The important thing is variation through clip editing, not just automation everywhere. Duplicate your main drum clip and make tiny changes. Remove one kick. Add a ghost snare. Swap one break slice for a resampled fill. Maybe automate Beat Repeat only on the last half beat of bar four. These little changes keep the section moving without making it feel like it suddenly became a different track.

And that’s very much the Hot Pants kind of polish we want here: always moving forward, but still anchored. Never just “everything on” for eight bars straight.

Once the structure feels right, it’s time to glue the drop together and check the low end in mono.

On the drums group, use bus processing carefully. Drum Buss into Glue Compressor into EQ Eight is a very workable chain. On the bass group, stay more surgical. Utility, Saturator, and EQ Eight are often enough. If you put processing on the full drop bus, keep it very gentle. We’re looking for cohesion, not mush.

Then do a mono check. Put Utility on the master or on a monitor group and set the width to zero. Listen very carefully. Does the sub disappear? Do the drums lose punch? Does the mid bass suddenly take over and get woolly? If so, you need to fix the balance.
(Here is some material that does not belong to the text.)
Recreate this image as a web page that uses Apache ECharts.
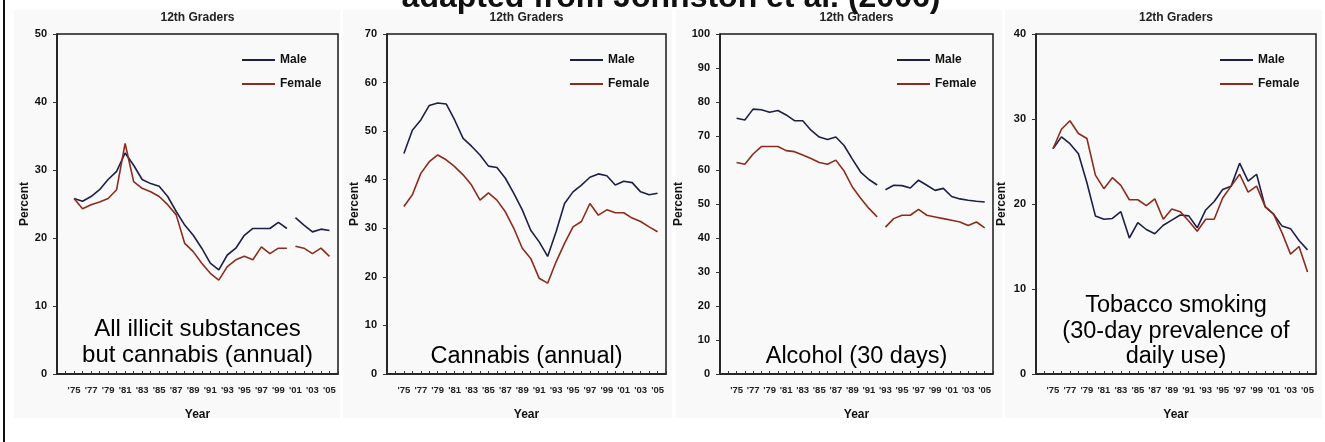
<!DOCTYPE html>
<html>
<head>
<meta charset="utf-8">
<script src="https://cdn.jsdelivr.net/npm/echarts@6/dist/echarts.min.js"></script>
<style>
  html, body { margin: 0; padding: 0; background: #ffffff; }
  #chart { width: 1325px; height: 442px; }
</style>
</head>
<body>
<div id="chart"></div>
<script>
// Survey years shared by every panel
const years = [1975, 1976, 1977, 1978, 1979, 1980, 1981, 1982, 1983, 1984, 1985, 1986, 1987, 1988, 1989, 1990,
               1991, 1992, 1993, 1994, 1995, 1996, 1997, 1998, 1999, 2000, 2001, 2002, 2003, 2004, 2005];

// All illicit substances but cannabis, annual prevalence (%)
const illicitMale   = [25.8, 25.4, 26.1, 27.1, 28.6, 29.8, 32.5, 30.7, 28.6, 28.0, 27.6, 26.1, 23.9, 21.9, 20.4, 18.5,
                       16.3, 15.3, 17.5, 18.5, 20.4, 21.4, 21.4, 21.4, 22.3, 21.4, 23.0, 21.9, 20.9, 21.3, 21.1];
const illicitFemale = [25.8, 24.3, 24.9, 25.3, 25.8, 27.1, 33.9, 28.3, 27.3, 26.8, 26.1, 24.9, 23.4, 19.2, 18.0, 16.3,
                       14.8, 13.8, 15.8, 16.8, 17.3, 16.8, 18.7, 17.7, 18.5, 18.5, 18.8, 18.5, 17.7, 18.5, 17.3];

// Cannabis, annual prevalence (%)
const cannabisMale   = [45.4, 50.2, 52.3, 55.3, 55.8, 55.6, 52.3, 48.5, 46.9, 45.1, 42.8, 42.5, 40.3, 37.2, 33.8, 29.6,
                        27.2, 24.2, 29.3, 35.1, 37.5, 38.9, 40.5, 41.2, 40.8, 38.9, 39.7, 39.4, 37.5, 36.9, 37.2];
const cannabisFemale = [34.5, 36.9, 41.3, 43.7, 45.1, 44.1, 42.7, 41.0, 38.9, 35.8, 37.3, 35.8, 33.4, 30.0, 25.9, 23.8,
                        19.7, 18.7, 23.1, 26.9, 30.3, 31.4, 35.1, 32.7, 33.8, 33.2, 33.2, 32.1, 31.4, 30.3, 29.3];

// Alcohol, 30-day prevalence (%)
const alcoholMale   = [75.2, 74.7, 77.9, 77.7, 77.0, 77.5, 76.2, 74.5, 74.5, 71.7, 69.7, 69.0, 69.7, 67.2, 63.2, 59.4,
                       57.2, 55.6, 54.2, 55.5, 55.4, 54.7, 57.0, 55.5, 54.0, 54.6, 52.2, 51.5, 51.1, 50.8, 50.6];
const alcoholFemale = [62.2, 61.7, 64.7, 66.9, 66.9, 66.9, 65.7, 65.4, 64.4, 63.4, 62.2, 61.7, 62.9, 59.7, 55.0, 51.7,
                       48.7, 46.2, 43.2, 45.7, 46.7, 46.7, 48.4, 46.7, 46.2, 45.7, 45.2, 44.7, 43.7, 44.7, 43.0];

// Tobacco smoking, 30-day prevalence of daily use (%)
const tobaccoMale   = [26.5, 27.9, 27.1, 25.9, 22.5, 18.6, 18.2, 18.3, 19.1, 16.0, 17.8, 17.0, 16.5, 17.5, 18.1, 18.7,
                       18.6, 17.2, 19.3, 20.3, 21.7, 22.1, 24.8, 22.7, 23.5, 19.7, 18.8, 17.4, 17.1, 15.7, 14.6];
const tobaccoFemale = [26.5, 28.8, 29.8, 28.3, 27.7, 23.4, 21.8, 23.1, 22.2, 20.5, 20.5, 19.8, 20.6, 18.2, 19.4, 19.1,
                       18.0, 16.8, 18.2, 18.2, 20.7, 22.1, 23.5, 21.4, 22.1, 19.7, 18.8, 16.6, 14.1, 15.0, 12.0];

// Axis ranges and series breaks (questionnaire wording changed after these years)
const yMax       = [50, 70, 100, 40];
const breakAfter = [2000, null, 1992, null];

const panelTitle = '12th Graders';
const seriesNames = ['Male', 'Female'];
const headline = 'adapted from Johnston et al. (2006)';
const captions = [
  ['All illicit substances', 'but cannabis (annual)'],
  ['Cannabis (annual)'],
  ['Alcohol (30 days)'],
  ['Tobacco smoking', '(30-day prevalence of', 'daily use)']
];

const maleColor = '#1c2048';
const femaleColor = '#8c2c1e';
const FONT = '"Liberation Sans", Arial, sans-serif';

const panelData = [
  [illicitMale, illicitFemale],
  [cannabisMale, cannabisFemale],
  [alcoholMale, alcoholFemale],
  [tobaccoMale, tobaccoFemale]
];

// Layout of the four plot boxes
const boxes = [
  { left: 57,   width: 281, nameGap: 24, captionSize: 24 },
  { left: 387,  width: 279, nameGap: 24, captionSize: 23.5 },
  { left: 720,  width: 273, nameGap: 35, captionSize: 23.5 },
  { left: 1036, width: 280, nameGap: 28, captionSize: 23.5 }
];
const boxTop = 34, boxHeight = 340;
const captionY = [[329, 355], [357], [357], [306, 332, 357]];

const chart = echarts.init(document.getElementById('chart'), null, { renderer: 'canvas' });

const grids = [], xAxes = [], yAxes = [], series = [], legends = [], graphics = [];

// faint backdrop panels and the left frame rule
const backdrops = [[14, 340], [343, 672], [676, 1002], [1005, 1322]];
backdrops.forEach(([x0, x1]) => {
  graphics.push({ type: 'rect', z: -10, silent: true,
    shape: { x: x0, y: 10, width: x1 - x0, height: 408 },
    style: { fill: '#f9f9f9' } });
});
graphics.push({ type: 'line', silent: true, shape: { x1: 4, y1: 0, x2: 4, y2: 442 },
  style: { stroke: '#111', lineWidth: 2 } });

// headline cut by the top edge
graphics.push({ type: 'text', silent: true, style: {
  text: headline, x: 671, y: -2, font: 'bold 32px ' + FONT, fill: '#111',
  textAlign: 'center', textVerticalAlign: 'middle' } });

boxes.forEach((b, i) => {
  grids.push({ left: b.left, top: boxTop, width: b.width, height: boxHeight,
    show: true, borderColor: '#1a1a1a', borderWidth: 1.5, backgroundColor: 'transparent' });

  xAxes.push({
    type: 'value', gridIndex: i, min: 1973, max: 2006, interval: 1,
    name: 'Year', nameLocation: 'middle', nameGap: 35,
    nameTextStyle: { fontFamily: FONT, fontSize: 12, fontWeight: 'bold', color: '#111' },
    axisLine: { show: true, onZero: false, lineStyle: { color: '#1a1a1a', width: 1.5 } },
    axisTick: { show: true, inside: true, length: 3, lineStyle: { color: '#333', width: 1 } },
    splitLine: { show: false },
    axisLabel: {
      margin: 11, fontFamily: FONT, fontSize: 9.5, fontWeight: 'bold', color: '#222',
      formatter: v => (v >= 1975 && v <= 2005 && v % 2 === 1) ? "'" + String(v).slice(2) : ''
    }
  });

  yAxes.push({
    type: 'value', gridIndex: i, min: 0, max: yMax[i], interval: 10,
    name: 'Percent', nameLocation: 'middle', nameGap: b.nameGap, nameRotate: 90,
    nameTextStyle: { fontFamily: FONT, fontSize: 12, fontWeight: 'bold', color: '#111' },
    axisLine: { show: true, lineStyle: { color: '#1a1a1a', width: 1.5 } },
    axisTick: { show: true, inside: false, length: 4, lineStyle: { color: '#333', width: 1 } },
    splitLine: { show: false },
    axisLabel: { margin: 10, fontFamily: FONT, fontSize: 11, fontWeight: 'bold', color: '#111' }
  });

  // Male / Female lines, split where the series is interrupted
  const cut = breakAfter[i];
  panelData[i].forEach((vals, s) => {
    const pts = years.map((y, k) => [y, vals[k]]);
    const segs = cut ? [pts.filter(p => p[0] <= cut), pts.filter(p => p[0] > cut)] : [pts];
    segs.forEach(seg => {
      series.push({
        type: 'line', name: seriesNames[s], xAxisIndex: i, yAxisIndex: i,
        data: seg, symbol: 'none', showSymbol: false, smooth: false,
        lineStyle: { color: s === 0 ? maleColor : femaleColor, width: 1.6 },
        itemStyle: { color: s === 0 ? maleColor : femaleColor },
        emphasis: { disabled: true }, animation: false
      });
    });
  });

  legends.push({
    data: seriesNames, orient: 'vertical', left: b.left + b.width - 97, top: 54,
    padding: 0, itemWidth: 33, itemHeight: 14, itemGap: 12, selectedMode: false,
    itemStyle: { opacity: 0 },
    textStyle: { fontFamily: FONT, fontSize: 12, fontWeight: 'bold', color: '#111' }
  });

  const cx = b.left + b.width / 2;
  graphics.push({ type: 'text', silent: true, style: {
    text: panelTitle, x: cx, y: 18, font: 'bold 12px ' + FONT, fill: '#222',
    textAlign: 'center', textVerticalAlign: 'middle' } });

  captions[i].forEach((line, k) => {
    graphics.push({ type: 'text', silent: true, style: {
      text: line, x: cx, y: captionY[i][k], font: b.captionSize + 'px ' + FONT, fill: '#000',
      textAlign: 'center', textVerticalAlign: 'middle' } });
  });
});

chart.setOption({
  animation: false,
  backgroundColor: '#ffffff',
  grid: grids,
  xAxis: xAxes,
  yAxis: yAxes,
  legend: legends,
  series: series,
  graphic: graphics
});
</script>
</body>
</html>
Usually that means narrowing the mid bass, carving some low-mid buildup, or reducing overlap around the kick’s fundamental. If the break gets harsh, tame the upper mids and high end a little, especially if the repeated hits start to sting. In DnB, mono compatibility is not optional. It’s part of making the low end feel properly weighty.

At this point, print the whole polished eight-bar drop again. This is your final truth print. Then listen like a selector, not like the producer who made it. Ask yourself: does the drop hit hard in the first few seconds? Does it still move after the first impact? Does it feel like it’s going somewhere, or is it just repeating?

It can be really useful to print two versions. Make one cleaner, with more headroom and less drive. Make another dirtier, with more grit and saturation. The cleaner one helps you judge balance. The dirtier one helps you judge energy. If the dirty print feels alive but the clean one feels weak, that tells you the arrangement still needs work. If both feel strong, you’re in a good place.

Now, let’s talk about a few advanced ideas that can really level this up.

One great move is a bar-two micro switch. Keep the groove mostly the same, but swap one kick or snare slice only on the second bar. It’s subtle, but it creates motion without sounding like a full section change.

Another strong move is ghost-bass alternation. Make two versions of the same bass stab: one full, one filtered and quieter. Alternate them every other phrase. That gives the bass a two-voice identity without adding more notes.

You can also layer a transient shadow. Resample just the front edge of a break hit or bass note, then tuck that tiny print under the main version. It adds definition and makes the groove feel more expensive without making the mix crowded.

And for darker, heavier DnB, never underestimate the power of subtraction. Pull one drum layer for half a bar. Drop the bass for a moment before the switch. Leave a little silence. In this style, restraint creates impact.

Finally, here’s the key takeaway for this lesson: resampling is not decoration. It is decision-making.

If a print doesn’t immediately suggest a new move, delete it. The best resampled material usually becomes a drum accent, a bass answer, or a transition wedge. Not just extra atmosphere. Print with intent. Edit with purpose. Let the audio reveal what the groove really wants to do.

So for the practice exercise, do this with any four or eight-bar jungle or oldskool DnB drop you already have. Resample the drums. Resample the bass. Make one cleaner version and one dirtier version. Add a reversed hit, a chopped fill, and a pitch-shifted bass answer. Check both in mono. Then choose the one that feels more like a finished DnB drop, and write down why.

That’s the real training here: not just making more sound, but making better decisions faster.

When you can do that, your drops start to feel less like loops and more like statements. And in jungle and oldskool DnB, that is the difference between something that just plays, and something that really hits.